The Metropolis-Hastings (MH) algorithm is a sampling algorithm that generates samples from a target distribution \(\pi(\cdot)\). MH is most effective in the case where \(\pi(\cdot)\) is intractable. Let’s express \(\pi(\cdot)\) as the following fraction,

$$ \pi(\cdot) = \frac{f(\cdot)}{K} $$

where \(f(·)\) is some tractable density function and \(K\) is an intractable normalizing constant. MH enables us to sample from \(\pi(\cdot)\) without knowing anything about the intractable normalizing constant \(K\)!

The idea behind MH is to construct a Markov Chain whose stationary distribution is \(\pi(\cdot)\). How do we do this? From Markov Chain theory we know that if a Markov Chain is reversible, the detailed balance equation holds,

$$\pi(x)p(x,y) = \pi(y)p(y,x)$$

where \(\pi(\cdot)\) is the stationary distribution and \(p(x,y)\) is the transition kernel. Hence, if we can find a transition kernel \(p(x,y)\) which satisfies this reversibility condition, we can sample from the target distribution \(\pi(\cdot)\).

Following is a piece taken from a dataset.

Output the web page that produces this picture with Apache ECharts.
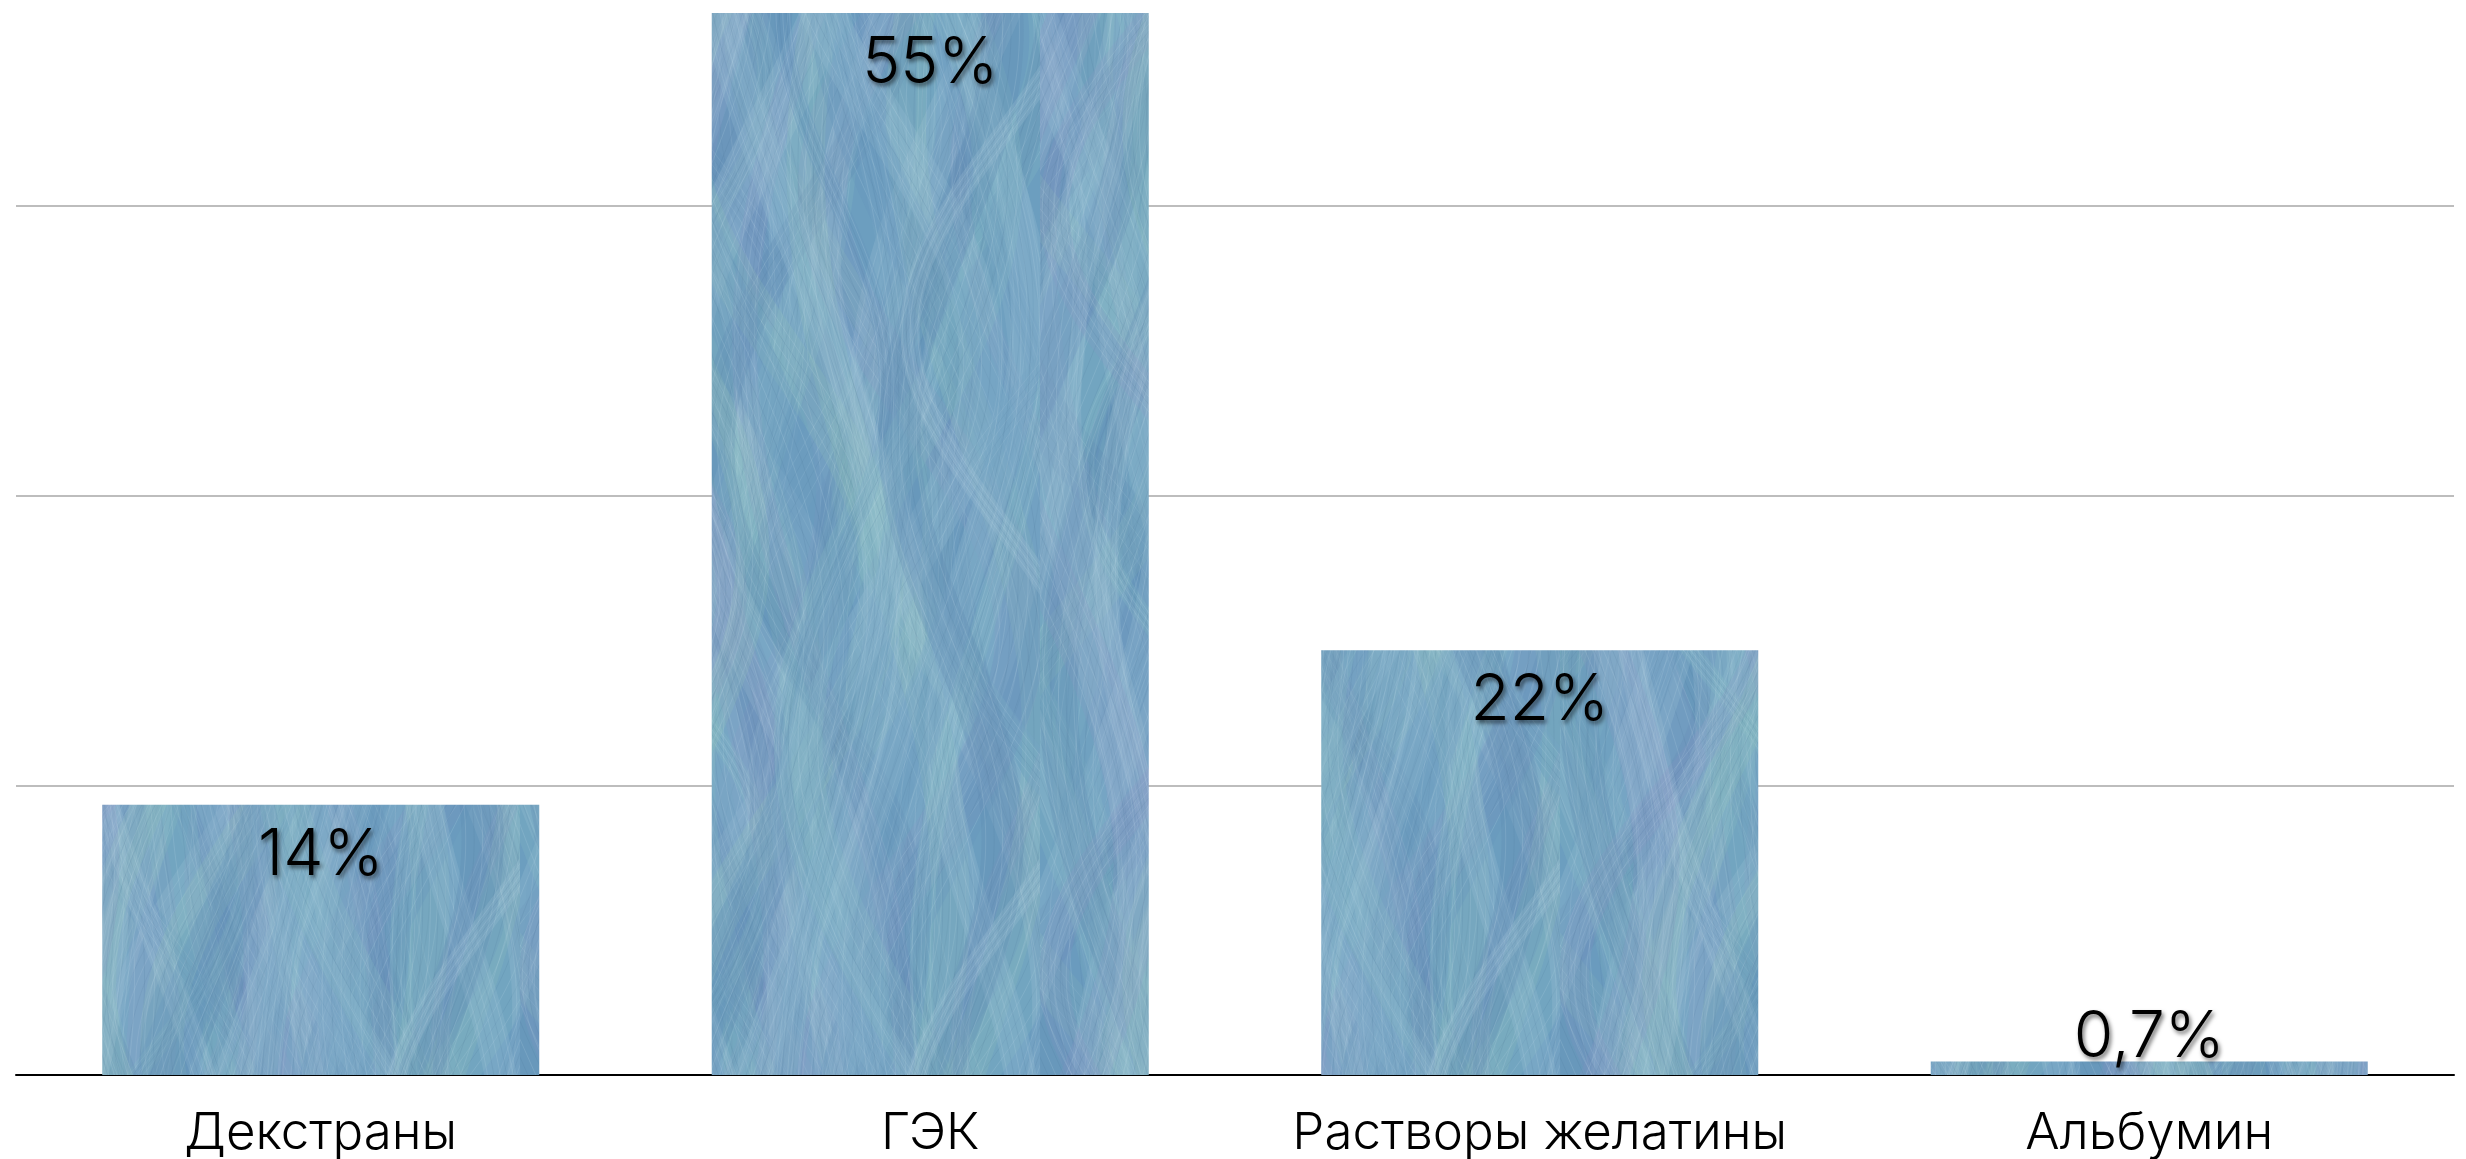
<!DOCTYPE html>
<html>
<head>
<meta charset="utf-8">
<script src="https://cdn.jsdelivr.net/npm/echarts@6/dist/echarts.min.js"></script>
<style>
  html, body { margin: 0; padding: 0; background: #ffffff; }
  #chart { width: 2466px; height: 1159px; }
</style>
</head>
<body>
<div id="chart"></div>
<script>
// Доля коллоидных растворов
const categories = ['Декстраны', 'ГЭК', 'Растворы желатины', 'Альбумин'];
const values = [14, 55, 22, 0.7];
const valueLabels = ['14%', '55%', '22%', '0,7%'];

const FONT = 'Inter, "Helvetica Neue", "Liberation Sans", Arial, sans-serif';

// Painted-brush texture for the bar fill (deterministic strokes)
function makeBrushTexture() {
  const W = 520, H = 1100;
  const c = document.createElement('canvas');
  c.width = W; c.height = H;
  const g = c.getContext('2d');
  g.fillStyle = '#6c9ebf';
  g.fillRect(0, 0, W, H);
  const palette = [
    'rgba(150,192,212,0.28)', 'rgba(118,165,196,0.32)', 'rgba(140,195,198,0.20)',
    'rgba(92,138,176,0.28)', 'rgba(168,202,218,0.22)', 'rgba(140,150,196,0.16)',
    'rgba(158,205,188,0.16)', 'rgba(100,148,186,0.28)'
  ];
  for (let i = 0; i < 70; i++) {
    const x0 = (i * 53) % W;
    const amp = 40 + 60 * Math.abs(Math.sin(i * 1.31));
    const ph = i * 0.77;
    const w = 16 + 34 * Math.abs(Math.sin(i * 2.17));
    const per = 180 + 60 * Math.sin(i);
    g.strokeStyle = palette[i % palette.length];
    g.lineWidth = w;
    g.lineCap = 'round';
    g.beginPath();
    for (let y = -20; y <= H + 20; y += 10) {
      const x = x0 + amp * Math.sin(y / per + ph);
      if (y === -20) g.moveTo(x, y); else g.lineTo(x, y);
    }
    g.stroke();
    // fine ridges along the stroke
    g.lineWidth = 1;
    for (let k = -2; k <= 2; k++) {
      g.strokeStyle = k % 2 === 0 ? 'rgba(200,225,235,0.16)' : 'rgba(70,115,150,0.14)';
      g.beginPath();
      for (let y = -20; y <= H + 20; y += 10) {
        const x = x0 + k * w / 5 + amp * Math.sin(y / per + ph);
        if (y === -20) g.moveTo(x, y); else g.lineTo(x, y);
      }
      g.stroke();
    }
  }
  return c;
}

const texture = makeBrushTexture();

const barData = values.map((v, i) => {
  const small = v < 3;
  return {
    value: v,
    label: {
      position: small ? 'top' : 'insideTop',
      distance: small ? -8 : 19,
      formatter: valueLabels[i]
    }
  };
});

const chart = echarts.init(document.getElementById('chart'), null, { renderer: 'canvas' });
chart.setOption({
  animation: false,
  backgroundColor: '#ffffff',
  grid: { left: 16, right: 12, top: 13, bottom: 84, containLabel: false },
  xAxis: {
    type: 'category',
    data: categories,
    axisLine: { show: true, lineStyle: { color: '#000000', width: 2 } },
    axisTick: { show: false },
    axisLabel: {
      interval: 0,
      hideOverlap: false,
      color: '#000000',
      fontFamily: FONT,
      fontWeight: 300,
      fontSize: 51,
      margin: 33
    },
    splitLine: { show: false }
  },
  yAxis: {
    type: 'value',
    min: 0,
    max: 55,
    interval: 15,
    axisLine: { show: false },
    axisTick: { show: false },
    axisLabel: { show: false },
    splitLine: {
      show: true,
      showMinLine: false,
      showMaxLine: false,
      lineStyle: { color: '#bdbdbd', width: 2 }
    }
  },
  series: [{
    type: 'bar',
    data: barData,
    barWidth: 437,
    itemStyle: { color: { image: texture, repeat: 'repeat' } },
    label: {
      show: true,
      color: '#000000',
      fontFamily: FONT,
      fontWeight: 300,
      fontSize: 64,
      lineHeight: 64,
      textShadowColor: 'rgba(0,0,0,0.55)',
      textShadowBlur: 4,
      textShadowOffsetX: 2,
      textShadowOffsetY: 3
    }
  }]
});
</script>
</body>
</html>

We start by defining some tractable proposal distribution \(q(x,y),\) which generates a proposal \(y\) given some current state \(x\) (this is something you pick). Since \(q(x,y)\) is a transition kernel, does it satisfy the reversibility condition? Let’s derive a general solution. Assume \(q(x,y)\) does not satisfy the reversibility condition (if it does, then we just have the Metropolis algorithm). We have the following,

$$\pi(x)q(x,y) > \pi(y)q(y,x) \hspace{1cm} (w.l.g)$$

An intuitive interpretation of what this equation is saying is basically we are moving from state \(x\) to state \(y\) more than we are vice versa; in short, detailed balance is not satisfied. To correct this, we introduce a probability \(\alpha(x,y)\) that the move is actually made,

$$\pi(x)q(x,y){\color{ocre}\alpha(x,y)} = \pi(y)q(y,x)$$

Rearranging we obtain,

$$\alpha(x,y) = \frac{\pi(y)q(y,x)}{\pi(x)q(x,y)}$$

Reiterating, we interpret \(\alpha(x,y)\) as the probability of moving from state \(x\) to state \(y.\) Since it is a probability, it cannot exceed 1 so the final definition is,

$$\alpha(x,y) = \min [\frac{\pi(y)q(y,x)}{\pi(x)q(x,y)}, 1]$$

Note that \(\alpha(x,y)\) is the transition kernel \(p(x,y)\) that we were after! It satisfies the detailed balance equation by definition; however, does it deal with the pesky intractable normalizing constant \(K?\) Yes! We have that,

$$ \begin{align*} \frac{\pi(y)q(y,x)}{\pi(x)q(x,y)} &= \frac{\frac{f(y)q(y,x)}{K}}{\frac{f(x)q(x,y)}{K}}\\ &= \frac{f(y)q(y,x)}{f(x)q(x,y)} \end{align*} $$

So we no longer have to worry about \(K\) (yay!). Ergo, we can simply use \(\alpha(x,y)\) as our transition kernel for our Markov Chain and rest assured that as long as we obtain enough samples, they will be distributed according to the stationary distribution; voila, we have samples from the intractable distribution \(\pi(\cdot)\)!